The Public Art Fund, working in partnership with Tishman Construction Corporation, engaged a team of almost 200 design, engineering and construction professionals to build the Waterfalls. Construction scaffolding forms the backbone of the Waterfalls, and pumps cycle water from the East River to the top of each structure before it falls back into the River. Following the de-installation of the project in October, 90% of all the materials used to build The New York City Waterfalls will be re-used in subsequent construction projects.
The Waterfalls have been designed to be sensitive to the environment and include: elements that protect fish and aquatic life, energy efficient LED lights, and energy purchased from renewable sources. The Waterfalls will be temporarily turned off in the event of extreme winds or storms, or if there is a power shortage due to hot weather.
About the Artist
Olafur Eliasson was born in Copenhagen in 1967, and grew up in both Iceland and Denmark. He attended the Royal Danish Academy of Fine Arts in Copenhagen and currently divides his time between his family home in Copenhagen and his studio in Berlin. Studio Olafur Eliasson is a laboratory for spatial research that employs a team of 30 architects, engineers, craftsmen, and assistants who work together to conceptualize, test, engineer, and construct installations, sculptures, large-scale projects and commissions.
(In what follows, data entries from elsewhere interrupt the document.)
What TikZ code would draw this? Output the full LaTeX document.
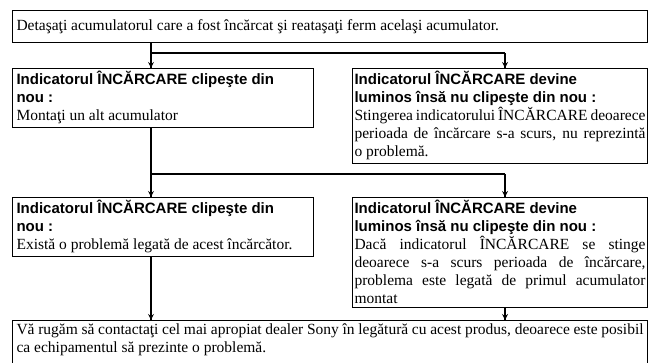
\documentclass[tikz,border=0pt]{standalone}
\usepackage{fontspec}
\setmainfont{Liberation Serif}
\setsansfont{Liberation Sans}
\usetikzlibrary{decorations.markings}
\hyphenpenalty=10000
\exhyphenpenalty=10000

\begin{document}
\begin{tikzpicture}[%
		x=1pt, y=-1pt,
		infobox/.style={
			rectangle,
			line width=1.1pt,
			black,
			anchor=north west,
			align=justify,
			inner xsep=4pt,
			inner ysep=3pt,
			font=\fontsize{15.5}{18}\selectfont,
			draw
		},
		fullbox/.style={
			infobox,
			text width=627pt
		},
		leftbox/.style={
			infobox,
			text width=293pt
		},
		rightbox/.style={
			infobox,
			inner xsep=2pt,
			text width=291pt
		},
		flowline/.style={
			line width=1.4pt
		},
		flowarrow/.style={
			line width=1.4pt,
			decoration={markings,mark=at position 1 with {\arrow[scale=1.1,>=stealth]{>}}},
			postaction={decorate}
		}]

		\useasboundingbox (0,0) rectangle (649,363);
		\clip (0,0) rectangle (649,363);

		% BOXES

		\node (detach) [fullbox, minimum height=32pt] at (12,10) {Detaşaţi acumulatorul care a fost încărcat şi reataşaţi ferm acelaşi acumulator.};

		\node (blink1) [leftbox] at (12,68) {\sffamily\bfseries\fontsize{15}{18}\selectfont Indicatorul ÎNCĂRCARE clipeşte din\\ nou :\\ \rmfamily\mdseries\fontsize{15.5}{18}\selectfont Montaţi un alt acumulator};

		\node (steady1) [rightbox] at (352,68) {\sffamily\bfseries\fontsize{15}{18}\selectfont Indicatorul ÎNCĂRCARE devine\\ luminos însă nu clipeşte din nou :\\ \rmfamily\mdseries\fontsize{15.5}{18}\selectfont Stingerea indicatorului ÎNCĂRCARE deoarece\linebreak perioada de încărcare s-a scurs, nu reprezintă\linebreak o problemă.};

		\node (blink2) [leftbox] at (12,197) {\sffamily\bfseries\fontsize{15}{18}\selectfont Indicatorul ÎNCĂRCARE clipeşte din\\ nou :\\ \rmfamily\mdseries\fontsize{15.5}{18}\selectfont Există o problemă legată de acest încărcător.};

		\node (steady2) [rightbox] at (352,197) {\sffamily\bfseries\fontsize{15}{18}\selectfont Indicatorul ÎNCĂRCARE devine\\ luminos însă nu clipeşte din nou :\\ \rmfamily\mdseries\fontsize{15.5}{18}\selectfont Dacă indicatorul ÎNCĂRCARE se stinge\linebreak deoarece s-a scurs perioada de încărcare,\linebreak problema este legată de primul acumulator\linebreak montat};

		\node (dealer) [fullbox, text depth=30pt] at (12,320) {Vă rugăm să contactaţi cel mai apropiat dealer Sony în legătură cu acest produs, deoarece este posibil\linebreak ca echipamentul să prezinte o problemă.};

		% CONNECTORS

		\coordinate (split1) at (151,53);
		\coordinate (split2) at (505,53);
		\coordinate (split3) at (151,174);
		\coordinate (split4) at (505,174);

		\draw[flowline] (detach.south -| split1) -- (split1) -- (split2);
		\draw[flowarrow] (split1) -- (blink1.north -| split1);
		\draw[flowarrow] (split2) -- (steady1.north -| split2);

		\draw[flowline] (blink1.south -| split3) -- (split3) -- (split4);
		\draw[flowarrow] (split3) -- (blink2.north -| split3);
		\draw[flowarrow] (split4) -- (steady2.north -| split4);

		\draw[flowarrow] (blink2.south -| split3) -- (dealer.north -| split3);
		\draw[flowarrow] (steady2.south -| split4) -- (dealer.north -| split4);
\end{tikzpicture}
\end{document}
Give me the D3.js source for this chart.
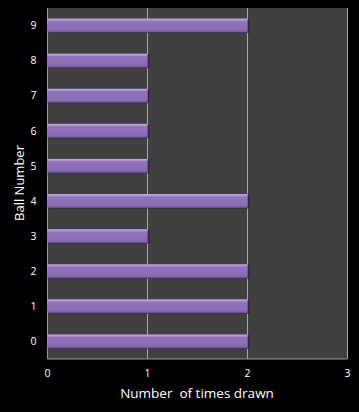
<!DOCTYPE html>
<html><head><meta charset="utf-8">
<script src="https://cdn.jsdelivr.net/npm/d3@7"></script>
<style>body{margin:0;background:#000;}svg{display:block;}</style>
</head><body>
<script>
const categories = ["0","1","2","3","4","5","6","7","8","9"];
const values = [2,2,2,1,2,1,1,1,1,2];
const xTicks = [0,1,2,3];
const xTitle = "Number  of times drawn";
const yTitle = "Ball Number";

const W=359,H=412, L=47.5, R=347.5, T=8, B=359;
const svg=d3.select("body").append("svg").attr("width",W).attr("height",H);
svg.append("rect").attr("width",W).attr("height",H).attr("fill","#000");
const defs=svg.append("defs");
const g=defs.append("linearGradient").attr("id","bg").attr("x1",0).attr("y1",0).attr("x2",0).attr("y2",1);
[[0,"#bca4dc"],[0.12,"#b097d2"],[0.2,"#9274bd"],[0.8,"#8a6cb4"],[0.92,"#785ca2"],[1,"#58437c"]].forEach(([o,c])=>g.append("stop").attr("offset",o).attr("stop-color",c));

const x=d3.scaleLinear().domain([0,3]).range([L,R]);
const y=d3.scaleBand().domain(categories).range([B,T]).paddingInner(0.6).paddingOuter(0.3);

svg.append("rect").attr("x",L).attr("y",T).attr("width",R-L).attr("height",B-T).attr("fill","#404040");
svg.append("g").selectAll("line").data(xTicks).join("line")
  .attr("x1",d=>x(d)).attr("x2",d=>x(d)).attr("y1",T).attr("y2",B)
  .attr("stroke",d=>d===0?"#9a9a9a":"#a8a8a8").attr("stroke-width",1);
svg.append("line").attr("x1",L).attr("x2",R).attr("y1",B).attr("y2",B).attr("stroke","#9a9a9a");

const bars=svg.append("g").selectAll("g").data(categories).join("g");
bars.append("rect").attr("x",d=>x(0)+1).attr("y",d=>y(d)+0.5)
  .attr("width",(d,i)=>x(values[i])+1-x(0)).attr("height",y.bandwidth()).attr("fill","#2a2040").attr("opacity",0.7);
bars.append("rect").attr("x",d=>x(0)).attr("y",d=>y(d))
  .attr("width",(d,i)=>x(values[i])-x(0)).attr("height",y.bandwidth()).attr("fill","url(#bg)");

svg.append("g").selectAll("text").data(categories).join("text")
  .attr("x",36.5).attr("y",d=>y(d)+y.bandwidth()/2).attr("dy","0.35em")
  .attr("text-anchor","end").attr("fill","#fff").attr("font-family","Open Sans, sans-serif").attr("font-size",10.5).text(d=>d);
svg.append("g").selectAll("text").data(xTicks).join("text")
  .attr("x",d=>x(d)).attr("y",377).attr("text-anchor","middle").attr("fill","#fff")
  .attr("font-family","Open Sans, sans-serif").attr("font-size",10.5).text(d=>d);
svg.append("text").attr("x",197).attr("y",398).attr("text-anchor","middle").attr("fill","#fff")
  .attr("font-family","Open Sans, sans-serif").attr("font-size",13.5).attr("xml:space","preserve").style("white-space","pre").text(xTitle);
svg.append("text").attr("transform","translate(23.5,183) rotate(-90)").attr("text-anchor","middle").attr("fill","#fff")
  .attr("font-family","Open Sans, sans-serif").attr("font-size",13).text(yTitle);
</script>
</body></html>
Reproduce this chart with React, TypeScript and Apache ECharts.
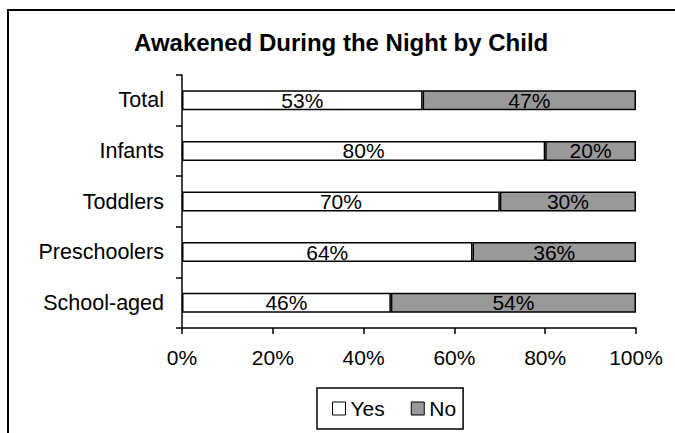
import React, { useEffect, useRef } from "react";
import * as echarts from "echarts";

// Share of children awakened during the night, by age group (percent)
const categories = ["Total", "Infants", "Toddlers", "Preschoolers", "School-aged"];
const yesValues = [53, 80, 70, 64, 46];
const noValues = [47, 20, 30, 36, 54];
const xTicks = [0, 20, 40, 60, 80, 100];

const FONT = "'Liberation Sans', Arial, sans-serif";

export default function App() {
  const ref = useRef<HTMLDivElement>(null);

  useEffect(() => {
    document.body.style.margin = "0";
    if (!ref.current) return;
    const chart = echarts.init(ref.current, undefined, { renderer: "svg" });

    const labelStyle = {
      show: true,
      position: "inside" as const,
      color: "#000",
      fontFamily: FONT,
      fontSize: 21,
      formatter: (p: any) => `${p.value}%`,
    };

    chart.setOption({
      animation: false,
      backgroundColor: "#fff",
      textStyle: { fontFamily: FONT },
      title: {
        text: "Awakened During the Night by Child",
        left: 134,
        top: 30,
        padding: 0,
        textStyle: { fontFamily: FONT, fontSize: 24, fontWeight: "bold", color: "#000" },
      },
      graphic: [
        {
          type: "rect",
          shape: { x: 8, y: 10, width: 720, height: 500 },
          style: { fill: "none", stroke: "#000", lineWidth: 2 },
          silent: true,
        },
      ],
      legend: {
        top: 388,
        left: 317,
        data: ["Yes", "No"],
        icon: "rect",
        itemWidth: 13,
        itemHeight: 13,
        itemGap: 26,
        padding: [10, 7, 10, 15],
        borderColor: "#000",
        borderWidth: 1.5,
        textStyle: { fontFamily: FONT, fontSize: 21, color: "#000" },
        itemStyle: { borderColor: "#000", borderWidth: 1 },
      },
      grid: { left: 182, right: 39, top: 75, bottom: 105, containLabel: false },
      xAxis: {
        type: "value",
        min: xTicks[0],
        max: xTicks[xTicks.length - 1],
        interval: 20,
        axisLine: { show: true, lineStyle: { color: "#000", width: 1.5 } },
        axisTick: { show: true, length: 6, lineStyle: { color: "#000", width: 1.5 } },
        splitLine: { show: false },
        axisLabel: {
          color: "#000",
          fontFamily: FONT,
          fontSize: 21,
          margin: 19,
          formatter: (v: number) => `${v}%`,
        },
      },
      yAxis: {
        type: "category",
        data: categories,
        inverse: true,
        axisLine: { show: true, lineStyle: { color: "#000", width: 1.5 } },
        axisTick: { show: true, length: 6, lineStyle: { color: "#000", width: 1.5 } },
        axisLabel: { color: "#000", fontFamily: FONT, fontSize: 21.5, margin: 18 },
      },
      series: [
        {
          name: "Yes",
          type: "bar",
          stack: "all",
          data: yesValues,
          barWidth: 20,
          itemStyle: { color: "#fff", borderColor: "#000", borderWidth: 1.5 },
          label: labelStyle,
        },
        {
          name: "No",
          type: "bar",
          stack: "all",
          data: noValues,
          barWidth: 20,
          itemStyle: { color: "#999999", borderColor: "#000", borderWidth: 1.5 },
          label: labelStyle,
        },
      ],
    });

    return () => chart.dispose();
  }, []);

  return <div ref={ref} style={{ width: 675, height: 433 }} />;
}
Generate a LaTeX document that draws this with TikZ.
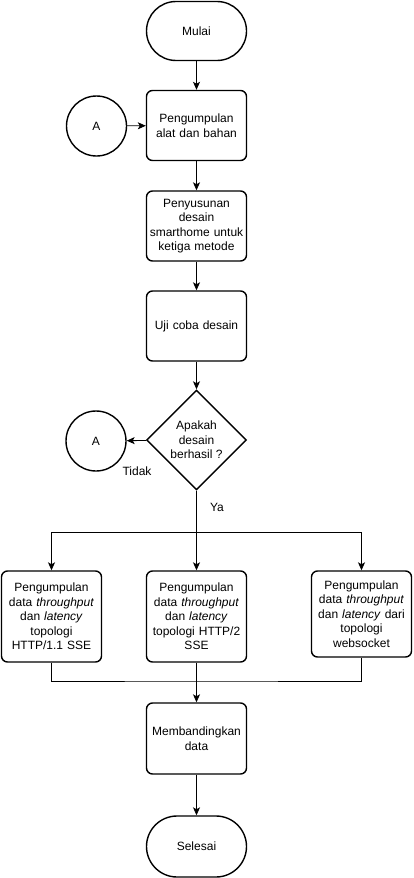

He is perhaps best known for The weather project (2003) at Tate Modern in London, a giant sun made of 200 yellow lamps, mirrors, and mist that transformed the museum’s massive Turbine Hall and drew over 2 million visitors during its five-month installation. His work is currently the subject of a major mid-career retrospective at The Museum of Modern Art and PS 1 Contemporary Art Center in New York, on view through June 30, 2009.